Consumer Financial Protection Bureau Argues Against Weakening 1692e

February 13, 2024

Consumer Financial Protection Bureau Argues Against Weakening 1692e

Litigators and Consumer Financial Protection Bureau-regulated companies will be interested in an amicus brief filed by the CFPB in January. It addresses an appeal of an interpretation of the Fair Debt Collection Practices Act being heard in the First Circuit.

A Womble Bond Dickinson client alert calls it a reminder to understand how technologies, like bankruptcy scrubs and letter logic, can prevent litigation like Carrasquillo v. CICA Collection Agency. 

The plaintiff in this case had filed for bankruptcy. Defendant CICA sent a letter saying a debt was due, and a lawsuit could be filed if it wasn’t paid promptly.

Instead, the plaintiff sued, arguing that the statements in the letter were false because of its pending bankruptcy, citing 15 U.S. Code § 1692e. CICA countered that a claim under 1692e was precluded, because it originated from a violation of the Bankruptcy Code.

The district court observed that the defendant was not notified of the bankruptcy filing prior to sending the notice, and dismissed the case. It carved out an exception to 1692e, ruling that the letter could not be a false representation because that requires intention based on knowledge.

In its amicus filing, the CFPB says that the district court was wrong to introduce knowledge or intent of wrongdoing (scienter) into 1692e.
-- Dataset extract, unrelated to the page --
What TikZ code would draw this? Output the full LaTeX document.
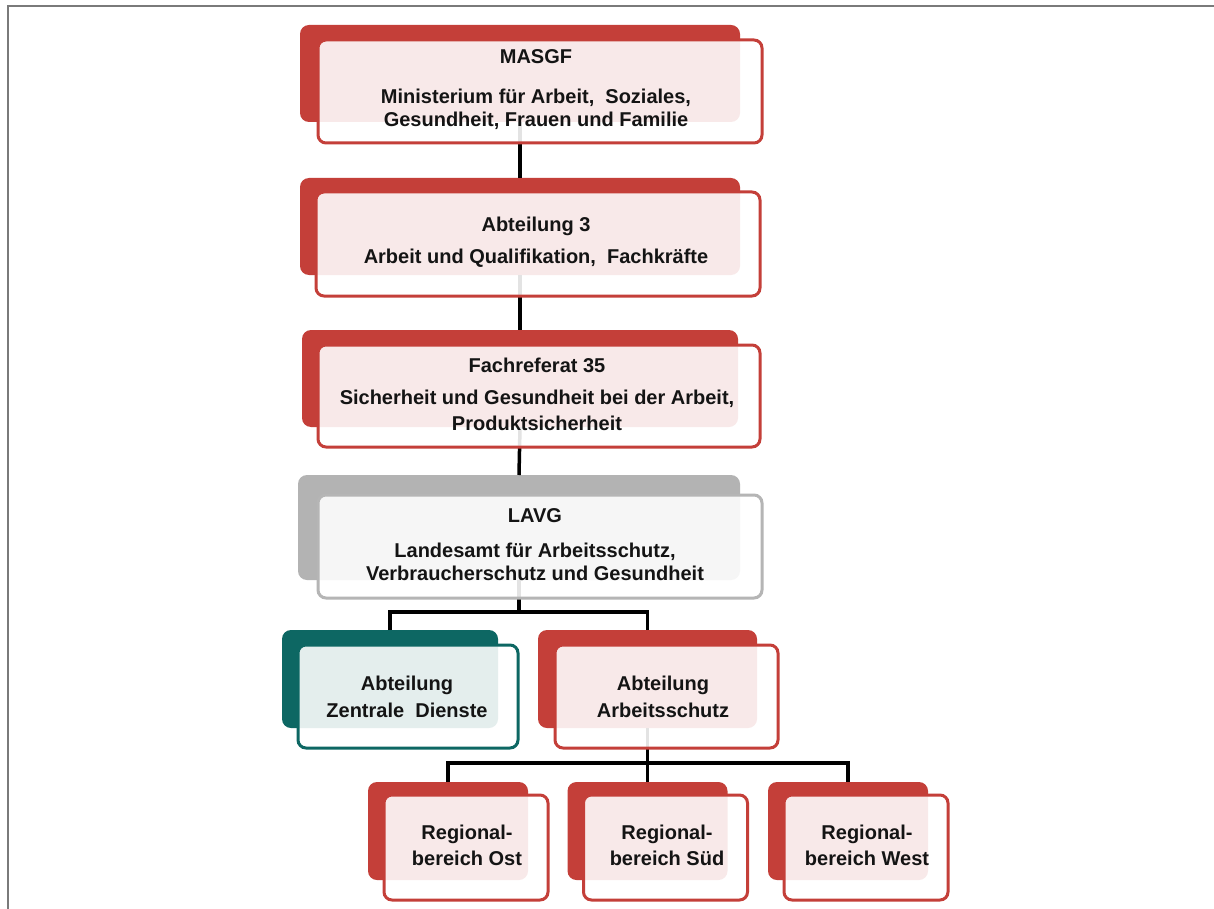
\documentclass[tikz,border=0pt]{standalone}
\usepackage{fontspec}
\setmainfont{Liberation Sans}
\definecolor{redc}{HTML}{C43F39}
\definecolor{grayback}{HTML}{B3B3B3}
\definecolor{grayline}{HTML}{B5B5B5}
\definecolor{tealc}{HTML}{0D6763}
\definecolor{framec}{HTML}{7A7A7A}
\definecolor{txt}{HTML}{141414}
\begin{document}
\begin{tikzpicture}[x=1pt,y=-1pt,
  backbox/.style={rectangle, rounded corners=9pt, inner sep=0pt, outer sep=0pt},
  redback/.style={backbox, fill=redc},
  grayback/.style={backbox, fill=grayback},
  tealback/.style={backbox, fill=tealc},
  frontbox/.style={rectangle, rounded corners=8pt, inner sep=0pt, outer sep=0pt, fill=white, fill opacity=0.89, text opacity=1, line width=3pt},
  redfront/.style={frontbox, draw=redc},
  grayfront/.style={frontbox, draw=grayline},
  tealfront/.style={frontbox, draw=tealc},
  lbl/.style={font=\fontsize{20}{23}\selectfont\bfseries, align=center, text=txt, inner sep=0pt},
  conn/.style={draw=black, line width=3.5pt}
]
\useasboundingbox (0,0) rectangle (1214,909);
\fill[white] (0,0) rectangle (1214,909);
\draw[framec, line width=2pt] (7.5,909) -- (7.5,6.5) -- (1214,6.5);

% back boxes
\node[redback, minimum width=440pt, minimum height=97pt] (mB) at (520,73.5) {};
\node[redback, minimum width=440pt, minimum height=97pt] (aB) at (520,226.5) {};
\node[redback, minimum width=436pt, minimum height=97pt] (fB) at (520,378.5) {};
\node[grayback, minimum width=442pt, minimum height=105pt] (lB) at (519,527.5) {};
\node[tealback, minimum width=216pt, minimum height=98pt] (zB) at (390,679) {};
\node[redback, minimum width=219pt, minimum height=98pt] (sB) at (647.5,679) {};
\node[redback, minimum width=160pt, minimum height=98pt] (oB) at (448,831) {};
\node[redback, minimum width=160pt, minimum height=98pt] (dB) at (647.5,831) {};
\node[redback, minimum width=160pt, minimum height=98pt] (wB) at (848,831) {};

% connectors
\coordinate (j1) at (519,612);
\coordinate (j2) at (647.5,763);
\draw[conn] (mB.south) -- (aB.north);
\draw[conn] (aB.south) -- (fB.north);
\draw[conn] (fB.south) -- (lB.north);
\draw[conn] (lB.south) -- (j1);
\draw[conn] (zB.north) |- (j1) -| (sB.north);
\draw[conn] (sB.south) -- (j2);
\draw[conn] (oB.north) |- (j2) -| (wB.north);
\draw[conn] (j2) -- (dB.north);

% front boxes
\node[redfront, minimum width=444pt, minimum height=103pt] (mF) at (540,91.5) {};
\node[redfront, minimum width=444pt, minimum height=104pt] (aF) at (538,244) {};
\node[redfront, minimum width=442pt, minimum height=102pt] (fF) at (539,396) {};
\node[grayfront, minimum width=444pt, minimum height=103pt] (lF) at (540,546.5) {};
\node[tealfront, minimum width=220pt, minimum height=103pt] (zF) at (408,696.5) {};
\node[redfront, minimum width=223pt, minimum height=103pt] (sF) at (666.5,696.5) {};
\node[redfront, minimum width=164pt, minimum height=105pt] (oF) at (466,847.5) {};
\node[redfront, minimum width=164pt, minimum height=105pt] (dF) at (665.5,847.5) {};
\node[redfront, minimum width=164pt, minimum height=105pt] (wF) at (866,847.5) {};

% texts
\node[lbl] (mT) at (536,90) {MASGF\\[17pt]Ministerium für Arbeit,\ \ Soziales,\\Gesundheit, Frauen und Familie};
\node[lbl] (aT) at (536,242) {Abteilung 3\\[9pt]Arbeit und Qualifikation,\ \ Fachkräfte};
\node[lbl] (fT) at (537,394) {Fachreferat 35\\[9pt]Sicherheit und Gesundheit bei der Arbeit,\\[3pt]Produktsicherheit};
\node[lbl] (lT) at (535,545) {LAVG\\[12pt]Landesamt für Arbeitsschutz,\\Verbraucherschutz und Gesundheit};
\node[lbl, font=\fontsize{20}{27}\selectfont\bfseries] (zT) at (407,697) {Abteilung\\Zentrale\ \ Dienste};
\node[lbl, font=\fontsize{20}{27}\selectfont\bfseries] (sT) at (663,697) {Abteilung\\Arbeitsschutz};
\node[lbl, font=\fontsize{20}{26}\selectfont\bfseries] (oT) at (467,845) {Regional-\\bereich Ost};
\node[lbl, font=\fontsize{20}{26}\selectfont\bfseries] (dT) at (667,845) {Regional-\\bereich Süd};
\node[lbl, font=\fontsize{20}{26}\selectfont\bfseries] (wT) at (867,845) {Regional-\\bereich West};
\end{tikzpicture}
\end{document}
Its interpretation of the 1692e prohibition on “any false, deceptive, or misleading representation or means in connection with the collection of any debt” applies whether the representation is intentional or unintentional.

Womble Bond Dickinson advises FDCPA-regulated companies to understand the capabilities and limitations of technology solutions like bankruptcy scrubs, how data from those products interact with your call logic, and to test the adequacy of those systems regularly as part of compliance management.